Jakarta (Lampost.co) –– Perserikatan Bangsa-Bangsa (PBB) memperingatkan perubahan iklim makin membuat siklus air dunia menjadi tidak stabil dan sulit diprediksi. Hal itu tercermin dari berbagai kejadian ekstrem yang terus meningkat.
Menurut laporan terbaru Organisasi Meteorologi Dunia (WMO) PBB, sungai-sungai di seluruh dunia tahun lalu mengalami kekeringan terparah lebih dari 30 tahun.
Sementara gletser kehilangan massa es terbesar dalam setengah abad terakhir. Di sisi lain, banjir besar juga terjadi di berbagai wilayah.
Mengutip dari Phys, Sekretaris Jenderal WMO, Celeste Saulo, menegaskan air kini menjadi indikator utama dari dampak perubahan iklim.
“Kami menerima tanda bahaya dalam bentuk curah hujan yang makin ekstrem, banjir, dan kekeringan yang menimbulkan dampak besar pada kehidupan, ekosistem, dan ekonomi,” ujarnya.
Peristiwa cuaca ekstrem itu sebagian besar karena pengaruh kondisi iklim alami, seperti La Nina dan El Nino. Namun, Saulo juga menekankan dampak itu makin parah karena perubahan iklim akibat aktivitas manusia.
Namun, atmosfer yang lebih hangat mampu menahan lebih banyak uap air sehingga memicu hujan lebat. Di sisi lain, penguapan yang lebih cepat membuat tanah lebih cepat kering, memperburuk kondisi kekeringan.
Ketidakpastian siklus air itu memaksa banyak negara menghadapi tantangan serius dan Afrika menjadi salah satu wilayah yang paling terdampak.

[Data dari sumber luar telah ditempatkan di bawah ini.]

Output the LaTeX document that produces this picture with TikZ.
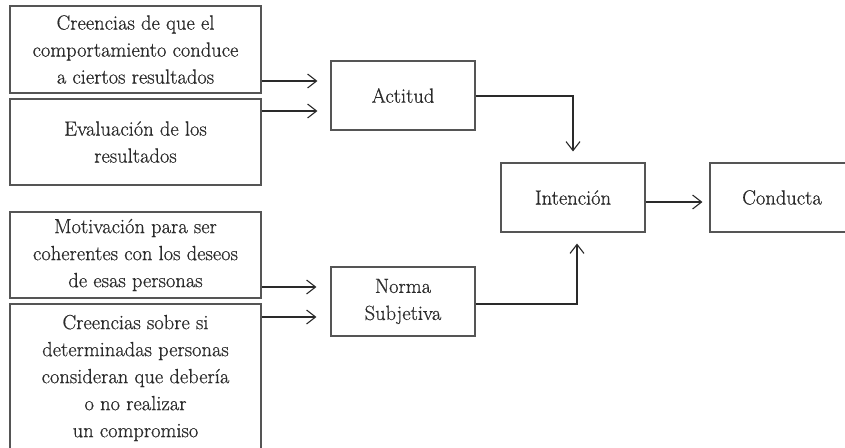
\documentclass[tikz,border=0pt]{standalone}
\usepackage{fontspec}
\setmainfont{Latin Modern Roman}[FakeBold=0.6]
\usetikzlibrary{arrows.meta,calc}
\definecolor{txt}{HTML}{2b2b2b}
\definecolor{bord}{HTML}{555555}
\definecolor{arc}{HTML}{2a2a2a}
\begin{document}
\begin{tikzpicture}[x=1pt,y=-1pt,
  box/.style={draw=bord,line width=1.1pt,text=txt,align=center,inner sep=0pt,
    font=\fontsize{20.5}{27}\selectfont},
  arr/.style={draw=arc,line width=1.1pt,-{Straight Barb[length=9pt,width=14pt]}}]
\useasboundingbox (0,0) rectangle (845,447);
\fill[white] (0,0) rectangle (845,447);
\node[box,minimum width=251pt,minimum height=87pt] (b1) at (135.5,49.5)
  {Creencias de que el\\comportamiento conduce\\a ciertos resultados};
\node[box,minimum width=251pt,minimum height=86pt] (b2) at (135.5,142)
  {Evaluación de los\\resultados};
\node[box,minimum width=251pt,minimum height=86pt] (b3) at (135.5,255)
  {Motivación para ser\\coherentes con los deseos\\de esas personas};
\node[box,minimum width=251pt,minimum height=148pt] (b4) at (135.5,378)
  {Creencias sobre si\\determinadas personas\\consideran que debería\\o no realizar\\un compromiso};
\node[box,minimum width=144pt,minimum height=69pt] (act) at (403,95.5) {Actitud};
\node[box,minimum width=144pt,minimum height=69pt] (norma) at (403,301.5) {Norma\\Subjetiva};
\node[box,minimum width=144pt,minimum height=69pt] (int) at (573,197.5) {Intención};
\node[box,minimum width=144pt,minimum height=69pt] (con) at (782,197.5) {Conducta};
\draw[arr,shorten >=13pt] (b1.east |- 0,81) -- (act.west |- 0,81);
\draw[arr,shorten >=13pt] (b2.east |- 0,111) -- (act.west |- 0,111);
\draw[arr,shorten >=14pt] (b3.east |- 0,287) -- (norma.west |- 0,287);
\draw[arr,shorten >=14pt] (b4.east |- 0,317) -- (norma.west |- 0,317);
\draw[arr,shorten >=11pt] (act.east |- 0,96) -| (int.north);
\draw[arr,shorten >=11pt] (norma.east |- 0,304) -| ([xshift=4pt]int.south);
\draw[arr,shorten >=7pt] (int.east |- 0,202) -- (con.west |- 0,202);
\end{tikzpicture}
\end{document}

Pada September 2023, dua bendungan di Libya runtuh akibat banjir besar, menewaskan lebih dari 11.000 orang dan mempengaruhi 22 persen populasi.
Banjir juga melanda beberapa negara Afrika lainnya, termasuk Tanduk Afrika, Republik Demokratik Kongo, Rwanda, Mozambik, dan Malawi. Data WMO menunjukkan selama tiga tahun terakhir, lebih dari 50 persen daerah tangkapan air di dunia lebih kering dari biasanya.
Tingkat Gletser Mencair Mengkhawatirkan
Kondisi itu makin parah dengan mencairnya gletser. Dari September 2022 hingga Agustus 2023, gletser di seluruh dunia mencair dengan sangat cepat, menyebabkan hilangnya lebih dari 600 miliar ton air. Kondisi itu menjadi rekor terburuk dalam 50 tahun terakhir.
Pencairan es dan gletser itu mengancam pasokan air bagi jutaan orang di masa depan. Namun, tindakan untuk mengatasi masalah itu masih kurang.
“Es dan gletser yang mencair mengancam keamanan air jangka panjang bagi jutaan orang. Namun, kami belum mengambil tindakan mendesak yang dibutuhkan,” kata Saulo.
Untuk mengurangi dampak perubahan iklim, WMO menekankan pentingnya pengurangan emisi gas rumah kaca karena ulah manusia. Selain itu, mereka juga meminta perhatian lebih besar terhadap pemantauan sumber daya air tawar dunia agar bisa mengurangi kerusakan pada manusia dan ekosistem.
Direktur Departemen Hidrologi, Air, dan Kriosfer WMO, Stefan Uhlenbrook, menekankan pentingnya investasi dalam infrastruktur untuk melestarikan air dan melindungi masyarakat dari bahaya.
Ia juga mengingatkan pentingnya penghematan air, terutama di sektor pertanian yang menggunakan 70 persen dari konsumsi air tawar dunia.
“Siklus air yang lebih alami sulit untuk kembalikan. Satu-satunya solusi adalah menstabilkan iklim sebagai tantangan lintas generasi,” ujar dia.
Saat ini, sekitar 3,6 miliar orang di dunia tidak memiliki akses yang memadai terhadap air bersih setidaknya satu bulan setiap tahunnya. Jumlah itu bisa meningkat menjadi lebih dari lima miliar pada 2050 jika tidak ada tindakan segera.